Conocí a una inglesa que había vivido unos cuantos meses en España, convencida de que éramos la gente más civilizada del mundo porque cuando detenía su moto en un paso de cebra los peatones se lo agradecían siempre con un gesto: un leve saludo, una sonrisa. Me costó hacerle entender que se trataba precisamente de lo contrario: teníamos tan incorporado el incivismo que si algún conductor excepcional cumplía la norma de detenerse en un paso de cebra lo saludábamos para darle las gracias.

Con la violencia nos está ocurriendo algo parecido. Nos rodea una violencia antropológica, por así decirlo, una tensión omnipresente en la naturaleza humana, que recorre la historia y va estallando en distintos episodios parecidos al fenómeno que provoca las plagas de langostas: demasiados individuos, demasiado roce, demasiado nerviosismo colectivo. A ella se superponen las crisis recurrentes, que añaden necesidad y miedo, detonantes perfectos.

Es posible que todas esas causas antropológicas y demográficas se conciten hoy en día con una malignidad particular. También puede ser simplemente que nos enteremos más que antes; aunque esa mayor visibilidad se convierte por sí misma en un factor violento.

Una parte del poder nos invita a la desobediencia. Otra nos amenaza con el castigo. La brecha económica, social y cultural, genera odio y brinda coartadas. La precariedad laboral no tiene precisamente una incidencia pacificadora. Incluso los lugares sagrados, aquellos que la tradición inventó precisamente como refugios para protegernos de nuestra violencia innata, han perdido esa condición.

Dos diputados de UKIP discuten en el Parlamento Europeo y uno se ofende por un comentario del otro. Lo reta a salir: «Outside now», dicen que le dijo. Ni siquiera llegan a la calle. Se atizan unos puñetazos en un pasillo que acaban con el primero en el hospital. De niños hacíamos cosas parecidas en el colegio: «Eso no me lo dices en la calle» era un desafío propio de chulitos que solía quedar en nada, pero además llevaba implícita la idea de que había lugares sagrados, protegidos per se contra la violencia.

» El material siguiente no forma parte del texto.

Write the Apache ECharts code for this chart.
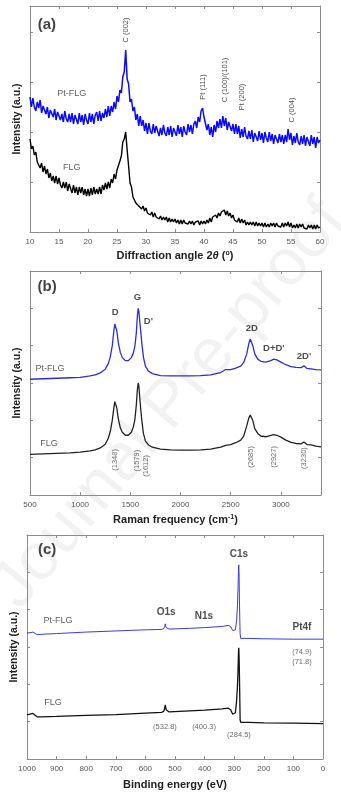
<!DOCTYPE html>
<html><head><meta charset="utf-8">
<script src="https://cdn.jsdelivr.net/npm/echarts@6/dist/echarts.min.js"></script>
<style>html,body{margin:0;padding:0;background:#fff}#c{width:341px;height:806px}</style>
</head><body><div id="c"></div>
<script>
// ---------- (a) XRD ----------
const xrdAngle = [10,10.25,10.5,10.75,11,11.25,11.5,11.75,12,12.25,12.5,12.75,13,13.25,13.5,13.75,14,14.25,14.5,14.75,
15,15.25,15.5,15.75,16,16.25,16.5,16.75,17,17.25,17.5,17.75,18,18.25,18.5,18.75,19,19.25,19.5,19.75,
20,20.25,20.5,20.75,21,21.25,21.5,21.75,22,22.25,22.5,22.75,23,23.25,23.5,23.75,24,24.25,24.5,24.75,
25,25.25,25.5,25.75,26,26.25,26.5,26.75,27,27.25,27.5,27.75,28,28.25,28.5,28.75,29,29.25,29.5,29.75,
30,30.25,30.5,30.75,31,31.25,31.5,31.75,32,32.25,32.5,32.75,33,33.25,33.5,33.75,34,34.25,34.5,34.75,
35,35.25,35.5,35.75,36,36.25,36.5,36.75,37,37.25,37.5,37.75,38,38.25,38.5,38.75,39,39.25,39.5,39.75,
40,40.25,40.5,40.75,41,41.25,41.5,41.75,42,42.25,42.5,42.75,43,43.25,43.5,43.75,44,44.25,44.5,44.75,
45,45.25,45.5,45.75,46,46.25,46.5,46.75,47,47.25,47.5,47.75,48,48.25,48.5,48.75,49,49.25,49.5,49.75,
50,50.25,50.5,50.75,51,51.25,51.5,51.75,52,52.25,52.5,52.75,53,53.25,53.5,53.75,54,54.25,54.5,54.75,
55,55.25,55.5,55.75,56,56.25,56.5,56.75,57,57.25,57.5,57.75,58,58.25,58.5,58.75,59,59.25,59.5,59.75,60];
const xrdPtFLG = [135,125,134,125,121,130,124,132,119,126,128,118,125,114,122,124,115,123,112,120,
121,112,118,110,121,113,110,118,110,119,108,117,115,108,119,110,117,107,118,112,
108,119,110,118,108,117,120,111,121,111,119,114,123,115,126,116,126,120,130,123,
136,130,142,139,155,160,182,153,148,130,133,121,125,112,118,106,116,106,112,101,
109,98,109,101,98,108,99,106,107,96,104,97,107,99,96,105,97,106,95,104,
103,96,107,98,105,95,106,100,97,108,100,107,98,108,111,104,115,110,121,124,
115,117,102,108,97,105,95,107,100,111,104,113,104,116,106,114,102,110,111,101,
108,98,108,98,106,94,103,95,105,96,93,101,93,102,90,99,98,91,101,92,
99,89,100,94,90,100,91,98,88,97,98,89,98,90,97,88,97,90,103,92,
99,87,96,89,99,90,87,96,88,97,86,95,94,86,97,88,95,84,95,89,92];
const xrdFLG = [93,83,86,77,80,70,72,64,69,60,66,58,63,54,59,51,56,49,56,48,
54,47,44,50,44,50,41,48,46,39,47,39,45,37,45,39,45,37,43,36,
43,36,44,37,45,38,43,38,45,38,47,42,49,43,50,44,53,49,58,53,
62,60,71,76,90,93,100,82,66,49,45,35,35,29,31,26,28,23,26,21,
24,19,21,17,20,15,19,15,17,13,16,12,15,12,15,10,14,10,13,10,
13,9,12,8,12,8,12,9,11,8,11,8,11,7,10,8,11,7,11,8,
11,8,12,9,14,10,15,13,17,14,19,16,20,18,22,17,21,16,19,14,
17,12,14,10,14,9,13,9,12,7,10,7,10,7,10,6,10,6,9,6,
9,5,9,5,8,5,9,6,9,5,9,6,8,5,9,5,9,6,10,5,
9,4,7,4,8,4,8,5,8,4,6,3,7,4,7,3,7,3,7,4,5];
const xrdPeakLabels = ['C (002)','Pt (111)','C (100)/(101)','Pt (200)','C (004)'];
const xrdPeakAt = [[26.5,202],[39.8,145],[43.6,152],[46.5,135],[55.2,122]];
const xrdTags = ['(a)','Pt-FLG','FLG'];
const xrdTagAt = [[12.9,207],[17.2,138],[17.2,64]];

// ---------- (b) Raman ----------
const ramanShift = [500,700,900,1000,1100,1150,1200,1250,1280,1300,1320,1335,1345,1350,1355,1365,1380,1400,1420,1450,
1480,1510,1530,1545,1560,1570,1578,1585,1595,1605,1615,1630,1650,1680,1720,1800,1900,2000,2100,2200,
2300,2400,2450,2500,2550,2600,2630,2660,2680,2695,2705,2720,2740,2770,2800,2850,2900,2930,2960,3000,
3050,3100,3150,3200,3230,3260,3300,3350,3400];
const ramanPtFLG = [3.10,3.12,3.14,3.15,3.19,3.22,3.27,3.37,3.52,3.70,4.00,4.38,4.58,4.62,4.58,4.40,4.08,3.82,3.68,3.60,
3.60,3.68,3.80,3.98,4.35,4.80,5.00,4.92,4.62,4.35,4.05,3.70,3.45,3.32,3.25,3.20,3.19,3.19,3.19,3.20,
3.22,3.28,3.36,3.36,3.40,3.45,3.55,3.78,4.05,4.18,4.16,4.00,3.78,3.64,3.58,3.56,3.60,3.64,3.62,3.56,
3.49,3.44,3.42,3.41,3.46,3.39,3.38,3.36,3.35];
const ramanFLG = [1.09,1.11,1.13,1.15,1.18,1.21,1.26,1.36,1.52,1.70,2.00,2.32,2.50,2.54,2.50,2.33,2.04,1.80,1.68,1.60,
1.60,1.68,1.82,2.02,2.42,2.82,3.00,2.92,2.58,2.25,1.98,1.65,1.45,1.34,1.28,1.23,1.21,1.20,1.20,1.21,
1.23,1.28,1.33,1.35,1.40,1.47,1.58,1.85,2.06,2.14,2.13,2.00,1.78,1.65,1.58,1.56,1.60,1.62,1.60,1.55,
1.47,1.41,1.38,1.37,1.42,1.35,1.34,1.31,1.29];
const ramanBandLabels = ['D','G',"D'",'2D',"D+D'","2D'"];
const ramanBandAt = [[1350,4.88],[1570,5.30],[1680,4.66],[2710,4.47],[2930,3.94],[3230,3.72]];
const ramanPosLabels = ['(1348)','(1579)','(1612)','(2685)','(2927)','(3230)'];
const ramanPosAt = [[1350,0.94],[1570,0.92],[1660,0.78],[2700,1.02],[2930,1.02],[3230,0.99]];
const ramanTags = ['(b)','Pt-FLG','FLG'];
const ramanTagAt = [[670,5.57],[700,3.40],[690,1.39]];

// ---------- (c) XPS ----------
const xpsBE = [1000,990,980,975,966,950,900,800,700,600,545,538,535,532.8,530,527,520,450,400,340,
320,312,305,300,296,292,289,287,285.5,284.5,283.5,282,280,278,250,200,100,0];
const xpsPtFLG = [3.38,3.38,3.40,3.38,3.33,3.34,3.36,3.40,3.43,3.46,3.47,3.49,3.55,3.62,3.52,3.48,3.48,3.50,3.52,3.55,
3.58,3.55,3.44,3.40,3.46,3.70,4.10,4.60,5.05,5.20,4.90,4.10,3.35,3.23,3.23,3.22,3.21,3.21];
const xpsFLG = [1.18,1.20,1.22,1.19,1.13,1.13,1.14,1.17,1.19,1.23,1.25,1.28,1.36,1.45,1.32,1.27,1.26,1.29,1.31,1.34,
1.36,1.32,1.20,1.15,1.24,1.55,1.95,2.40,2.85,2.98,2.75,2.10,1.05,0.98,0.98,0.97,0.96,0.95];
const xpsLineLabels = ['C1s','O1s','N1s','Pt4f'];
const xpsLineAt = [[284,5.49],[530,3.94],[402,3.83],[71,3.54]];
const xpsPosLabels = ['(74.9)','(71.8)','(532.8)','(400.3)','(284.5)'];
const xpsPosAt = [[71,2.87],[71,2.60],[534,0.86],[402,0.86],[284,0.64]];
const xpsTags = ['(c)','Pt-FLG','FLG'];
const xpsTagAt = [[932,5.60],[895,3.72],[912,1.50]];

const FONT = '"Liberation Sans", Arial, sans-serif';
const AX = '#8c8c8c';
const chart = echarts.init(document.getElementById('c'), null, {renderer:'canvas'});

const grids = [
  {left:30, top:6, width:290, height:226},
  {left:30, top:271, width:291, height:224},
  {left:27, top:535, width:296, height:224}
];

function xAxes(gi, min, max, interval, inverse, name, gap, rich){
  const common = {type:'value', gridIndex:gi, min, max, interval, inverse,
    axisLine:{show:true, onZero:false, lineStyle:{color:AX, width:1}},
    axisTick:{show:true, inside:true, length:3, lineStyle:{color:AX}},
    splitLine:{show:false}};
  return [
    Object.assign({}, common, {position:'bottom',
      axisLabel:{show:true, fontSize:8, color:'#555', margin:6, fontFamily:FONT,
        formatter:(v)=>String(v), showMaxLabel: (max % interval) === 0},
      name, nameLocation:'middle', nameGap:gap,
      nameTextStyle:{fontFamily:FONT, fontSize:11, fontWeight:'bold', color:'#222', rich}}),
    Object.assign({}, common, {position:'top', axisLabel:{show:false}})
  ];
}
function yAxes(gi, max, interval){
  const common = {type:'value', gridIndex:gi, min:0, max, interval,
    axisLine:{show:true, onZero:false, lineStyle:{color:AX, width:1}},
    axisTick:{show:true, inside:true, length:3, lineStyle:{color:AX}},
    axisLabel:{show:false}, splitLine:{show:false}};
  return [
    Object.assign({}, common, {position:'left', name:'Intensity (a.u.)', nameLocation:'middle', nameGap:7,
      nameTextStyle:{fontFamily:FONT, fontSize:10.5, fontWeight:'bold', color:'#222'}}),
    Object.assign({}, common, {position:'right'})
  ];
}
const richBase = {
  t:{fontFamily:FONT, fontSize:11, fontWeight:'bold', color:'#222'},
  i:{fontFamily:FONT, fontSize:11, fontWeight:'bold', fontStyle:'italic', color:'#222'},
  s:{fontFamily:FONT, fontSize:7, fontWeight:'bold', color:'#222', verticalAlign:'top'}
};
const xAxis = [].concat(
  xAxes(0, 10, 60, 5, false, '{t|Diffraction angle 2}{i|θ}{t| (}{s|o}{t|)}', 18, richBase),
  xAxes(1, 500, 3400, 500, false, '{t|Raman frequency (cm}{s|-1}{t|)}', 19, richBase),
  xAxes(2, 0, 1000, 100, true, 'Binding energy (eV)', 20, richBase)
);
const yAxis = [].concat(yAxes(0, 226, 50), yAxes(1, 6, 1), yAxes(2, 6, 1));

function pairs(xs, ys){ return xs.map((x,i)=>[x, ys[i]]); }
function line(gi, xs, ys, color, w){
  return {type:'line', xAxisIndex:gi*2, yAxisIndex:gi*2, data:pairs(xs, ys), showSymbol:false,
    symbol:'none', sampling:null, lineStyle:{color, width:w}, z:3, silent:true};
}
function notes(gi, texts, at, style){
  return texts.map((t,i)=>({name:t, value:at[i], label:Object.assign({}, style)}));
}
function noteSeries(gi, items){
  return {type:'scatter', xAxisIndex:gi*2, yAxisIndex:gi*2, symbolSize:1, silent:true, z:5,
    itemStyle:{color:'rgba(0,0,0,0)'},
    label:{show:true, position:'inside', formatter:'{b}', fontFamily:FONT},
    data:items};
}
const sPeak = {rotate:90, fontSize:7.5, color:'#222'};
const sTag = {fontSize:9, color:'#333'};
const sLetter = {fontSize:15, fontWeight:'bold', color:'#111'};
const sBold9 = {fontSize:9.5, fontWeight:'bold', color:'#222'};
const sBold10 = {fontSize:10, fontWeight:'bold', color:'#222'};
const sPos = {fontSize:7.5, color:'#444'};

function tagItems(gi, texts, at){
  return [notes(gi, texts.slice(0,1), at.slice(0,1), sLetter)[0]].concat(notes(gi, texts.slice(1), at.slice(1), sTag));
}

const series = [
  line(0, xrdAngle, xrdPtFLG, '#0a0aff', 1.5),
  line(0, xrdAngle, xrdFLG, '#000000', 1.4),
  noteSeries(0, notes(0, xrdPeakLabels, xrdPeakAt, sPeak).concat(tagItems(0, xrdTags, xrdTagAt))),
  line(1, ramanShift, ramanPtFLG, '#2b2be0', 1.3),
  line(1, ramanShift, ramanFLG, '#222222', 1.3),
  noteSeries(1, notes(1, ramanBandLabels, ramanBandAt, sBold9)
    .concat(notes(1, ramanPosLabels, ramanPosAt, Object.assign({}, sPos, {rotate:90})))
    .concat(tagItems(1, ramanTags, ramanTagAt))),
  line(2, xpsBE, xpsPtFLG, '#3a3aea', 1),
  line(2, xpsBE, xpsFLG, '#111111', 1.3),
  noteSeries(2, notes(2, xpsLineLabels, xpsLineAt, sBold10)
    .concat(notes(2, xpsPosLabels, xpsPosAt, sPos))
    .concat(tagItems(2, xpsTags, xpsTagAt)))
];

chart.setOption({
  animation:false,
  backgroundColor:'#fff',
  grid:grids,
  xAxis, yAxis, series,
  graphic:[{type:'text', x:170, y:405, rotation:0.87, z:-1, silent:true,
    style:{text:'Journal Pre-proof', fontSize:66, fontFamily:FONT, fill:'rgba(0,0,0,0.05)',
      align:'center', verticalAlign:'middle', textAlign:'center', textVerticalAlign:'middle'}}]
});
</script></body></html>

Nuestro Congreso de los Diputados tampoco es un remanso de paz. Me encanta que los parlamentarios discutan: los votamos para que se peleen por nosotr os mientras nos tomamos unas cañas con los amigos. Pero se supone que no han de pelear por quién es más gallito, sino por nuestros sueldos, escuelas y hospitales.

¿Y la universidad? El escrache que les organizaron a Felipe González y Juan Luis Cebrián ha puesto de manifiesto algo que había ocurrido ya varias veces con anterioridad y que reconoció la rectora de la Autónoma de Barcelona en su discurso de apertura: en el entorno universitario, la rabia ya no siempre se convierte en diálogo. No tengo una opinión clara sobre los escraches. Sobre González, sí, no muy buena. Pero ¿la universidad no era, por encima de cualquier otro, el templo del diálogo y de la consecuente discrepancia?

Oigo a Pablo Iglesias defender el derecho de los estudiantes a protestar y lo suscribo, pero a continuación añade: «Aunque yo no comparta las formas». Y ahí es donde suena la alarma. No hay una protesta pacífica a la que se superponen unas formas violentas. Las formas son la protesta; si aquellas son violentas, esta lo es también.

Es probable que entre el público que pensaba aquel día asistir a la conferencia de González y Cebrián hubiera algún alumno con una lista de preguntas incómodas, dispuesto incluso a afearles parte de su historial político o periodístico, a desafiarlos intelectualmente. Si era así, se vio tan silenciado como los propios conferenciantes. La libertad de expresión se defiende mucho mejor cuando afecta a quienes piensan lo contrario de uno.

Otra cosa es el uso que hagamos de ella, la insoportable cantidad de ruido que seamos capaces de generar sin soltar una sola idea. Es el contexto perfecto para el mandato del gran tótem, el plasma sagrado, el aparato que preside nuestras comidas y nuestros reposos mientras alimenta sin cesar la confusión entre información y espectáculo. Sueltan hombres contra mujeres, derechas contra izquierdas, periodistillas contra famosillos, como soltaban en los circos de Roma leones contra cristianos.

No tienen, de momento, más arma que sus palabras altisonantes, pero las llevan todas ellas bien afiladas. Cuanto más, mejor. Y la audiencia aplaude sin saber que está plantada en medio del paso de cebra y que ese vehículo tan ruidoso no tiene ninguna intención de frenar.